A Beginner’s Guide to Identifying Chart Patterns

A Beginner’s Guide to Identifying Chart Patterns

Introduction to Chart Patterns

Chart patterns play a crucial role in technical analysis by providing insights into market psychology and potential price movements. Traders and investors analyze these patterns in the price charts of securities to make informed predictions about future market behavior. Identifying common chart patterns is a fundamental skill in trading, as it helps in timing the market more effectively and in making more educated investment decisions.

Types of Chart Patterns

Chart patterns can broadly be categorized into continuation and reversal patterns.
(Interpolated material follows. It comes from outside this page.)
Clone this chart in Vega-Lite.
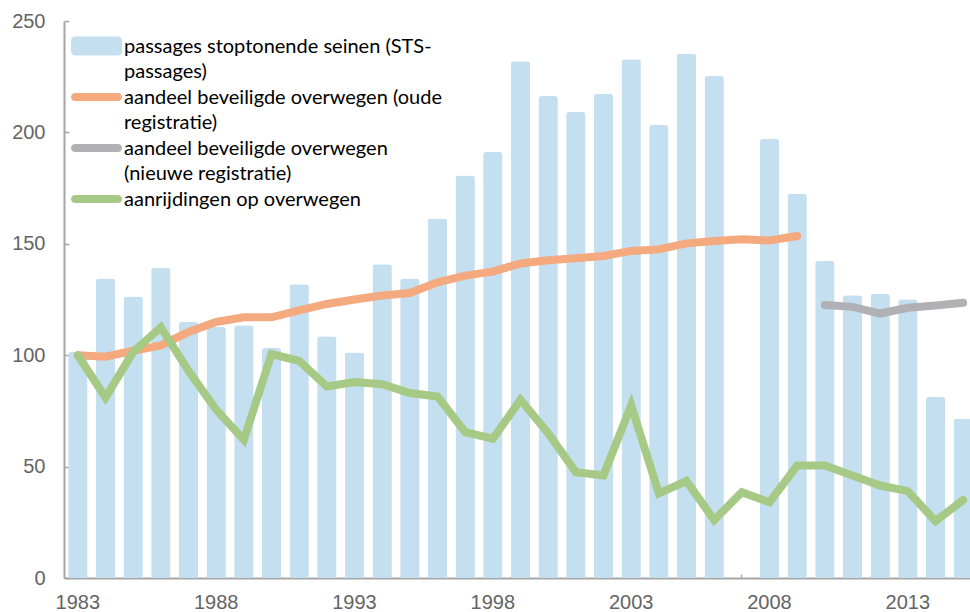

Continuation patterns signal that an ongoing trend is likely to continue after a brief pause, while reversal patterns indicate a potential change in the direction of the prevailing trend.

Continuation Patterns

Some of the most common continuation patterns include:

  • Flags: Characterized by a small rectangular shape that slopes against the prevailing trend, appearing like a flag on a pole.
  • Pennants: Similar to flags, but the shape is a small symmetrical triangle that starts wide and converges as the pattern develops.
  • Triangles: Formed by converging trend lines and can be ascending, descending, or symmetrical. They represent a consolidation period before the trend resumes.

Reversal Patterns

These patterns signify that the current trend might be about to change direction. Some well-known reversal patterns include:

  • Head and Shoulders: This pattern has three peaks, with the middle one (the head) being the highest and the two others (shoulders) being lower but approximately at the same height.
  • Inverse Head and Shoulders: The inverse version of the head and shoulders, typically indicating a bullish reversal.
  • Double Top and Double Bottom: These patterns resemble the letter “M” (for a double top) or “W” (for a double bottom) and signal a trend reversal.

Identifying Chart Patterns

Accurately identifying chart patterns involves recognizing the formation’s shape and understanding the market conditions that give rise to these patterns. Here are a few steps to help in identifying these patterns effectively:

Step 1: Understand the Market Context

Begin by assessing the broader market context and the prevailing trend. This includes considering not just the pattern itself, but also indicators such as volume and moving averages that can provide additional clues about potential market moves.

Step 2: Look for Key Patterns

Focus on spotting the shapes and formations described earlier. It’s crucial to wait for the pattern to fully form, as entering a trade too early can lead to false signals.

Step 3: Confirm with Volume

Volume should typically increase on the breakout side of the pattern for confirmation. For example, in a bullish breakout, look for an increase in volume as the price exits the pattern. This serves as confirmation that the pattern is valid and the move is supported by market participants.

Step 4: Calculate Price Targets

Most chart patterns provide a means to calculate an expected move. This involves measuring the height of the pattern and projecting that distance from the breakout point. This can help in setting profit targets and stop-loss levels.

Conclusion

Identifying common chart patterns is an essential skill for any trader or investor engaged in technical analysis. While mastering these patterns can take time, understanding their basics and practicing regularly can significantly enhance one’s ability to forecast future market movements. Remember, no pattern works all the time, so always use chart patterns in conjunction with other analysis methods to confirm your trading decisions.